Dataset extract -
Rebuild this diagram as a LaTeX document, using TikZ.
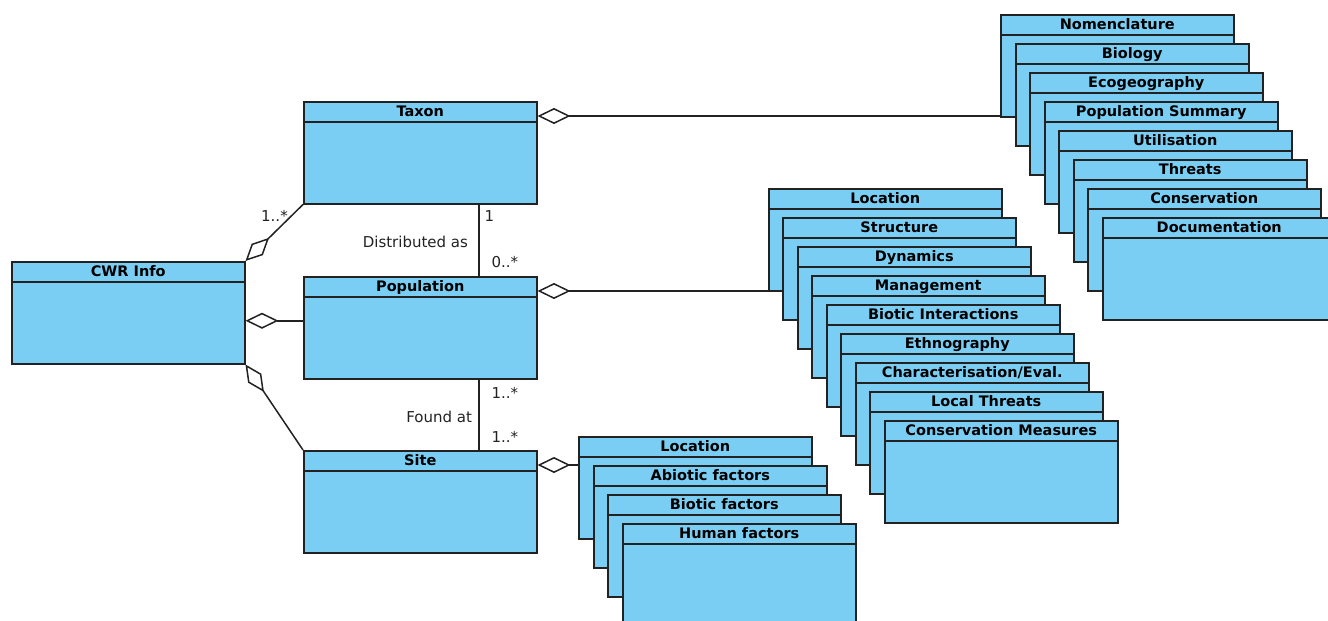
\documentclass[tikz,border=0pt]{standalone}
\usepackage{fontspec}
\setmainfont{DejaVu Sans}
\usetikzlibrary{arrows.meta}
\definecolor{umlblue}{RGB}{122,206,243}
\definecolor{umlline}{RGB}{34,34,34}

\begin{document}
\begin{tikzpicture}[x=1pt,y=-1pt,
    class node/.style={rectangle,draw=umlline,fill=umlblue,line width=1.5pt,
      anchor=north west,minimum width=233pt,inner ysep=4.75pt,
      text height=10.25pt,text depth=82.25pt,
      font=\fontsize{14.5}{16}\selectfont\bfseries,
      path picture={\draw[umlline,line width=1.5pt]
        ([yshift=-20pt]path picture bounding box.north west) --
        ([yshift=-20pt]path picture bounding box.north east);}},
    lbl/.style={font=\fontsize{15}{17}\selectfont,text=umlline,inner sep=0pt},
    conn/.style={color=umlline,line width=1.5pt},
    aggr/.style={arrows={Diamond[length=33pt,width=16pt,fill=white]-}}]

    \useasboundingbox (0,0) rectangle (1328,621);

    % main classes
    \node[class node] (CWR) at (11,261) {CWR Info};
    \node[class node] (TX) at (303,101) {Taxon};
    \node[class node] (PO) at (303,276) {Population};
    \node[class node] (SI) at (303,450) {Site};

    % taxon parts
    \node[class node] (NOM) at (1000,14) {Nomenclature};
    \node[class node] (BIO) at (1015,43) {Biology};
    \node[class node] (ECO) at (1029,72) {Ecogeography};
    \node[class node] (PSU) at (1044,101) {Population Summary};
    \node[class node] (UTI) at (1058,130) {Utilisation};
    \node[class node] (THR) at (1073,159) {Threats};
    \node[class node] (CON) at (1087,188) {Conservation};
    \node[class node] (DOC) at (1102,217) {Documentation};

    % population parts
    \node[class node] (PLO) at (768,188) {Location};
    \node[class node] (PST) at (782,217) {Structure};
    \node[class node] (PDY) at (797,246) {Dynamics};
    \node[class node] (PMA) at (811,275) {Management};
    \node[class node] (PBI) at (826,304) {Biotic Interactions};
    \node[class node] (PET) at (840,333) {Ethnography};
    \node[class node] (PCH) at (855,362) {Characterisation/Eval.};
    \node[class node] (PLT) at (869,391) {Local Threats};
    \node[class node] (PCM) at (884,420) {Conservation Measures};

    % site parts
    \node[class node] (SLO) at (578,436) {Location};
    \node[class node] (SAB) at (593,465) {Abiotic factors};
    \node[class node] (SBI) at (607,494) {Biotic factors};
    \node[class node] (SHU) at (622,523) {Human factors};

    \coordinate (CWRr) at ([yshift=-8pt]CWR.east);
    \coordinate (TXr) at ([yshift=-15pt]TX.north east);
    \coordinate (POr) at ([yshift=-15pt]PO.north east);
    \coordinate (SIr) at ([yshift=-15pt]SI.north east);
    \coordinate (TXb) at ([xshift=58.5pt]TX.south);
    \coordinate (POb) at ([xshift=58.5pt]PO.south);

    \path[conn]
    (CWR.north east) edge[aggr] node[lbl,pos=.8,anchor=east,inner sep=3pt] {1..*} (TX.south west)
    (CWRr) edge[aggr] (CWRr -| PO.west)
    (CWR.south east) edge[aggr] (SI.north west)
    (TXr) edge[aggr] (TXr -| NOM.west)
    (POr) edge[aggr] (POr -| PLO.west)
    (SIr) edge[aggr] (SIr -| SLO.west)
    (TXb) edge node[lbl,pos=.16,right=5pt] {1}
                node[lbl,pos=.53,left=10pt] {Distributed as}
                node[lbl,pos=.8,right=12pt] {0..*} (TXb |- PO.north)
    (POb) edge node[lbl,pos=.19,right=12pt] {1..*}
                node[lbl,pos=.53,left=6pt] {Found at}
                node[lbl,pos=.81,right=12pt] {1..*} (POb |- SI.north)
    ;
\end{tikzpicture}
\end{document}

Exercise prompt - Restate the whole listing above exactly, except for its images.

Answer for this exercise -
Rebuild this diagram as a LaTeX document, using TikZ.
\documentclass[tikz,border=0pt]{standalone}
\usepackage{fontspec}
\setmainfont{DejaVu Sans}
\usetikzlibrary{arrows.meta}
\definecolor{umlblue}{RGB}{122,206,243}
\definecolor{umlline}{RGB}{34,34,34}

\begin{document}
\begin{tikzpicture}[x=1pt,y=-1pt,
    class node/.style={rectangle,draw=umlline,fill=umlblue,line width=1.5pt,
      anchor=north west,minimum width=233pt,inner ysep=4.75pt,
      text height=10.25pt,text depth=82.25pt,
      font=\fontsize{14.5}{16}\selectfont\bfseries,
      path picture={\draw[umlline,line width=1.5pt]
        ([yshift=-20pt]path picture bounding box.north west) --
        ([yshift=-20pt]path picture bounding box.north east);}},
    lbl/.style={font=\fontsize{15}{17}\selectfont,text=umlline,inner sep=0pt},
    conn/.style={color=umlline,line width=1.5pt},
    aggr/.style={arrows={Diamond[length=33pt,width=16pt,fill=white]-}}]

    \useasboundingbox (0,0) rectangle (1328,621);

    % main classes
    \node[class node] (CWR) at (11,261) {CWR Info};
    \node[class node] (TX) at (303,101) {Taxon};
    \node[class node] (PO) at (303,276) {Population};
    \node[class node] (SI) at (303,450) {Site};

    % taxon parts
    \node[class node] (NOM) at (1000,14) {Nomenclature};
    \node[class node] (BIO) at (1015,43) {Biology};
    \node[class node] (ECO) at (1029,72) {Ecogeography};
    \node[class node] (PSU) at (1044,101) {Population Summary};
    \node[class node] (UTI) at (1058,130) {Utilisation};
    \node[class node] (THR) at (1073,159) {Threats};
    \node[class node] (CON) at (1087,188) {Conservation};
    \node[class node] (DOC) at (1102,217) {Documentation};

    % population parts
    \node[class node] (PLO) at (768,188) {Location};
    \node[class node] (PST) at (782,217) {Structure};
    \node[class node] (PDY) at (797,246) {Dynamics};
    \node[class node] (PMA) at (811,275) {Management};
    \node[class node] (PBI) at (826,304) {Biotic Interactions};
    \node[class node] (PET) at (840,333) {Ethnography};
    \node[class node] (PCH) at (855,362) {Characterisation/Eval.};
    \node[class node] (PLT) at (869,391) {Local Threats};
    \node[class node] (PCM) at (884,420) {Conservation Measures};

    % site parts
    \node[class node] (SLO) at (578,436) {Location};
    \node[class node] (SAB) at (593,465) {Abiotic factors};
    \node[class node] (SBI) at (607,494) {Biotic factors};
    \node[class node] (SHU) at (622,523) {Human factors};

    \coordinate (CWRr) at ([yshift=-8pt]CWR.east);
    \coordinate (TXr) at ([yshift=-15pt]TX.north east);
    \coordinate (POr) at ([yshift=-15pt]PO.north east);
    \coordinate (SIr) at ([yshift=-15pt]SI.north east);
    \coordinate (TXb) at ([xshift=58.5pt]TX.south);
    \coordinate (POb) at ([xshift=58.5pt]PO.south);

    \path[conn]
    (CWR.north east) edge[aggr] node[lbl,pos=.8,anchor=east,inner sep=3pt] {1..*} (TX.south west)
    (CWRr) edge[aggr] (CWRr -| PO.west)
    (CWR.south east) edge[aggr] (SI.north west)
    (TXr) edge[aggr] (TXr -| NOM.west)
    (POr) edge[aggr] (POr -| PLO.west)
    (SIr) edge[aggr] (SIr -| SLO.west)
    (TXb) edge node[lbl,pos=.16,right=5pt] {1}
                node[lbl,pos=.53,left=10pt] {Distributed as}
                node[lbl,pos=.8,right=12pt] {0..*} (TXb |- PO.north)
    (POb) edge node[lbl,pos=.19,right=12pt] {1..*}
                node[lbl,pos=.53,left=6pt] {Found at}
                node[lbl,pos=.81,right=12pt] {1..*} (POb |- SI.north)
    ;
\end{tikzpicture}
\end{document}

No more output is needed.